Bitcoin surged past $80,000 (£61,910 at current exchange rates) for the first time this weekend as Donald Trump’s grip on executive and legislative power in the US tightened.
His administration is expected to be more friendly towards crypto-assets, and if the Republican party gains complete control of Congress, as seems likely, then global crypto investors are hoping for a more beneficial regulatory environment.
That has seen the price of bitcoin soar from $67,814 on the eve of the US election to $82,170 at Monday lunchtime – a rise of 21.2 per cent in less than a week. In sterling one BTC is now worth £63,753.
James Carn, Associate Director in Private Client Tax at professional services and wealth management firm Evelyn Partners, observes:
‘The crypto-currency's rapid appreciation coincides with a tighter tax environment for investors in the UK, so if holders of bitcoin and other digital currencies decide to cash in or take profits, they need to watch out for a potential tax liability, or they could fall foul of HM Revenue and Customs.
‘HMRC has been closing in on crypto profits, where it estimates there are high rates of non-compliance, in terms of gains not being declared. This year it has been sending “nudge letters” to those it suspects of failing to pay the correct tax on their crypto gains, warning recipients that if an assessment concludes that there is additional tax to pay on previously undisclosed crypto gains, there may also be interest due on any late payments as well as penalties to pay.
‘For individuals, the basic message is that, if you have sold crypto for a profit during the tax year, you may have to report it by filing a tax return and you may owe tax.[1] This is all the more pertinent now that the CGT regime in the UK has become more restrictive.
‘First, CGT rates have just gone up immediately from Budget Day on 30 October, from 10 per cent to 18 per cent for basic-rate taxpayers and 20 to 24 per cent for higher and additional rate taxpayers.

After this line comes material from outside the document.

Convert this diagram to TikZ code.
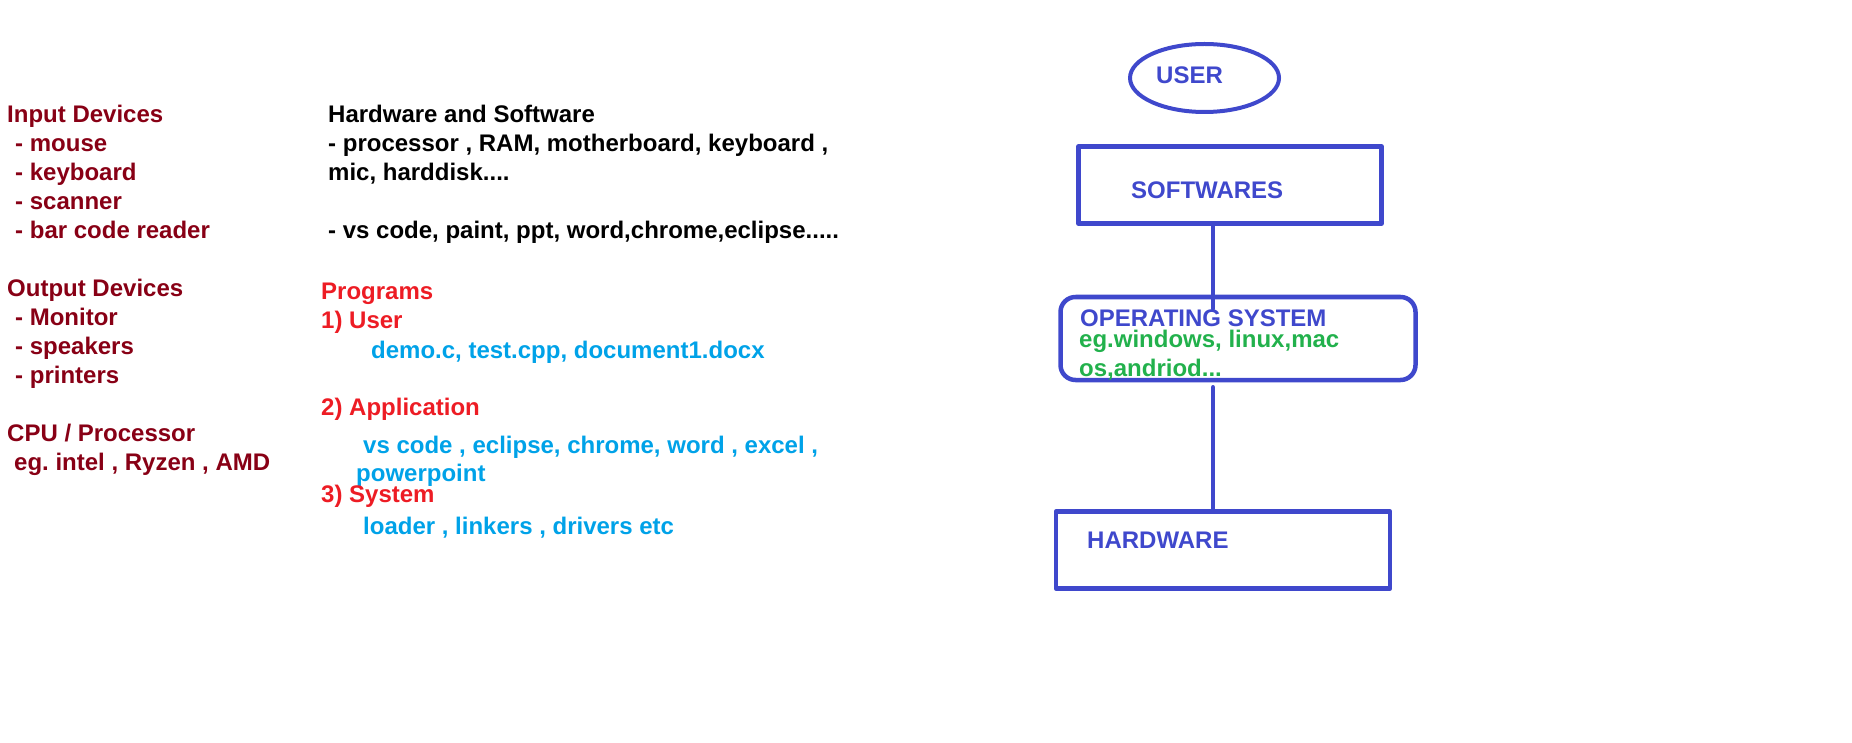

Second, this comes against a background of much-reduced annual exempt amounts: as recently as 2023 investors were used to having a £12,300 allowance to play with before any capital gains in that tax year were taxable. Since April this year that is down to just £3,000.
‘The surging price of bitcoin will probably see many crypto-investors in the UK take some profits – but how many will be aware that, in certain circumstances, they should be declaring the sale to HMRC on a self-assessment tax return?

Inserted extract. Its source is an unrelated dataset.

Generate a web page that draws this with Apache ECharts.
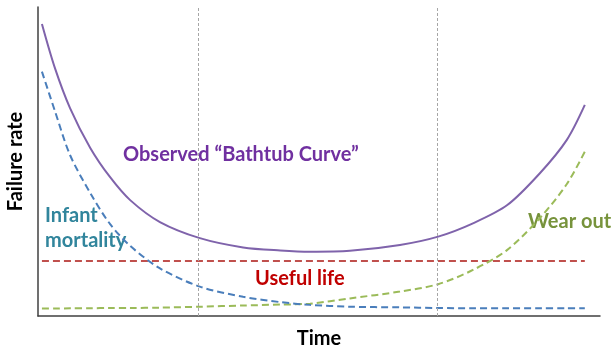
<!DOCTYPE html>
<html>
<head>
<meta charset="utf-8">
<style>
  html, body { margin: 0; padding: 0; background: #ffffff; }
  #chart { width: 614px; height: 350px; }
</style>
<script src="https://cdn.jsdelivr.net/npm/echarts@6/dist/echarts.min.js"></script>
</head>
<body>
<div id="chart"></div>
<script>
// Time positions (percent of product lifetime) shared by all curves
const timePoints = [0.7, 3.0, 5.7, 9.3, 12.8, 16.4, 21.7, 28.8, 36.5, 43.1, 48.4, 55.5, 64.4, 71.2, 77.4, 83.5, 89.3, 94.1, 97.3];

// Failure-rate components (relative units)
const observedRate  = [94.5, 80.3, 67.3, 54.4, 45.0, 37.5, 30.4, 25.2, 22.2, 21.2, 20.8, 21.1, 23.0, 25.7, 30.0, 35.9, 46.2, 57.0, 68.3];
const infantRate    = [79.1, 66.4, 52.1, 39.8, 29.8, 22.7, 15.4, 9.5, 6.2, 4.5, 3.6, 3.0, 2.8, 2.6, 2.5, 2.5, 2.5, 2.5, 2.5];
const randomRate    = [17.8, 17.8, 17.8, 17.8, 17.8, 17.8, 17.8, 17.8, 17.8, 17.8, 17.8, 17.8, 17.8, 17.8, 17.8, 17.8, 17.8, 17.8, 17.8];
const wearOutRate   = [2.4, 2.4, 2.5, 2.5, 2.6, 2.6, 2.7, 3.0, 3.4, 3.7, 4.0, 5.7, 7.9, 10.3, 14.9, 21.4, 31.7, 42.7, 53.2];

// Boundaries between the three life phases
const phaseBounds = [28.6, 71.0];

const pairs = vals => timePoints.map((t, i) => [t, vals[i]]);

const FONT = 'Lato';
const chart = echarts.init(document.getElementById('chart'), null, { renderer: 'canvas' });

const dashed = (color) => ({ color: color, width: 2, type: [7, 4] });
const curve = { type: 'line', symbol: 'none', smooth: 0.3 };

chart.setOption({
  animation: false,
  backgroundColor: '#ffffff',
  grid: { left: 38, right: 14, top: 7, bottom: 34, containLabel: false, outerBoundsMode: 'none' },
  xAxis: {
    type: 'value', min: 0, max: 100,
    name: 'Time', nameLocation: 'middle', nameGap: 13,
    nameTextStyle: { fontFamily: FONT, fontWeight: 'bold', fontSize: 20, color: '#000' },
    axisLine: { show: true, lineStyle: { color: '#404040', width: 1.5 } },
    axisTick: { show: false }, axisLabel: { show: false }, splitLine: { show: false }
  },
  yAxis: {
    type: 'value', min: 0, max: 100,
    name: 'Failure rate', nameLocation: 'middle', nameGap: 12,
    nameTextStyle: { fontFamily: FONT, fontWeight: 'bold', fontSize: 20, color: '#000' },
    axisLine: { show: true, lineStyle: { color: '#404040', width: 1.5 } },
    axisTick: { show: false }, axisLabel: { show: false }, splitLine: { show: false }
  },
  series: [
    Object.assign({}, curve, {
      name: 'Useful life', data: pairs(randomRate), smooth: false,
      lineStyle: dashed('#C0504D'), z: 2,
      markLine: {
        silent: true, symbol: 'none', label: { show: false },
        lineStyle: { color: '#a6a6a6', width: 1, type: [3, 2] },
        data: phaseBounds.map(x => ({ xAxis: x }))
      }
    }),
    Object.assign({}, curve, { name: 'Wear out', data: pairs(wearOutRate), lineStyle: dashed('#9BBB59'), z: 2 }),
    Object.assign({}, curve, { name: 'Infant mortality', data: pairs(infantRate), lineStyle: dashed('#4A7EBB'), z: 3 }),
    Object.assign({}, curve, { name: 'Observed', data: pairs(observedRate), lineStyle: { color: '#7F63AB', width: 2 }, z: 4 })
  ],
  graphic: [
    { type: 'text', left: 123, top: 145, style: { text: 'Observed “Bathtub Curve”', fontFamily: FONT, fontWeight: 'bold', fontSize: 20, fill: '#7030A0' } },
    { type: 'text', left: 45, top: 203, style: { text: 'Infant\nmortality', lineHeight: 25, fontFamily: FONT, fontWeight: 'bold', fontSize: 20, fill: '#31859C' } },
    { type: 'text', left: 528, top: 212, style: { text: 'Wear out', fontFamily: FONT, fontWeight: 'bold', fontSize: 20, fill: '#77933C' } },
    { type: 'text', left: 255, top: 269, style: { text: 'Useful life', fontFamily: FONT, fontWeight: 'bold', fontSize: 20, fill: '#C00000' } }
  ]
});
</script>
</body>
</html>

‘At the very least it might mean that many taxpayers who never usually have to bother with a tax return, as their tax affairs are dealt with through PAYE, must tackle self-assessment next year, when returns are due for the current 2024/25 tax year.
'The tax treatment of crypto assets can be complex. However, in simple terms HMRC sees the profit or loss made on buying and selling of exchange tokens as within the scope of CGT. Its guidance says that only in exceptional circumstances will HMRC accept that buying and selling of crypto amounts to a trade for tax purposes – and would therefore be included in income tax liabilities instead.

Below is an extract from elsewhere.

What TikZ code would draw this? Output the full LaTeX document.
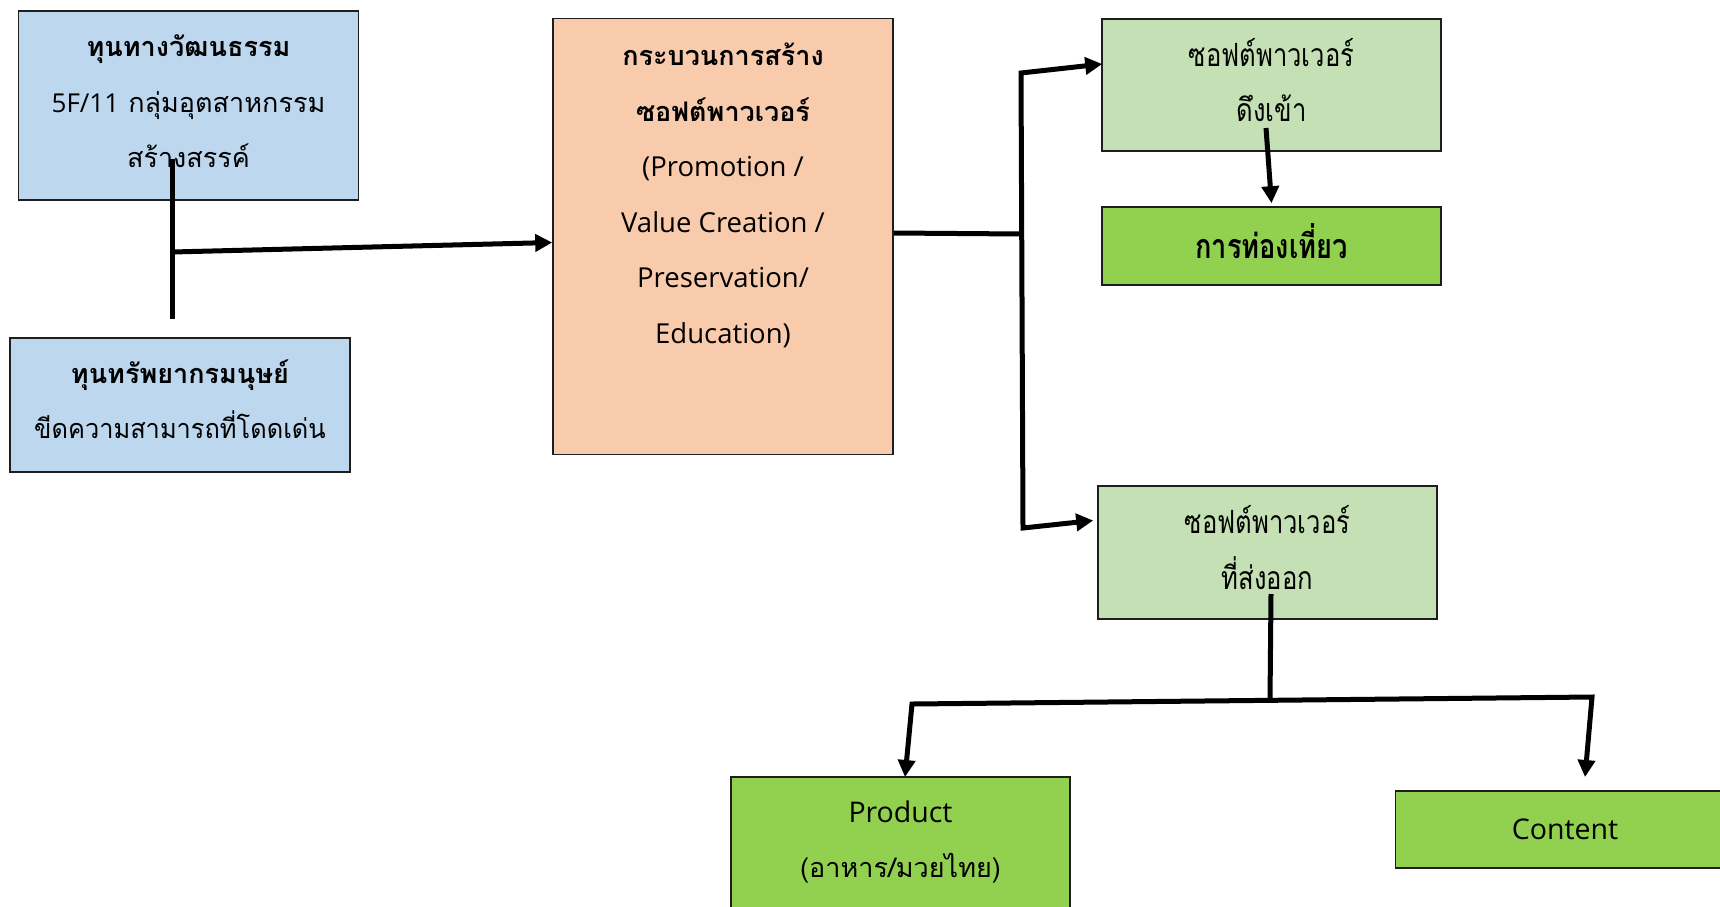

‘Chargeable disposals are not just sales, but include exchanging a crypto-asset for something else, whether buying a good or service or changing to another crypto-asset, and giving away crypto-assets. HMRC has increased its attention on crypto-assets with a voluntary disclosure facility recently opened for undeclared income or gains from previous years.[2] If you have an unclaimed loss from the last four tax years then you can claim this by just writing to HMRC, and can then set it against gains.’
NOTES
[1] You need to report if:
- The gain exceeds the annual exempt amount (£3,000)
- The proceeds are over £50,000 (regardless of whether there is a gain or even a loss)
If you file a tax return, then the disposals should be reported on there. If you don’t otherwise file a tax return, then you can choose between registering to file, or using the real-time capital gains service. If you are sure that gains are under £3k, and total proceeds are under £50k, then no reporting is needed, but keep careful records in case of a challenge.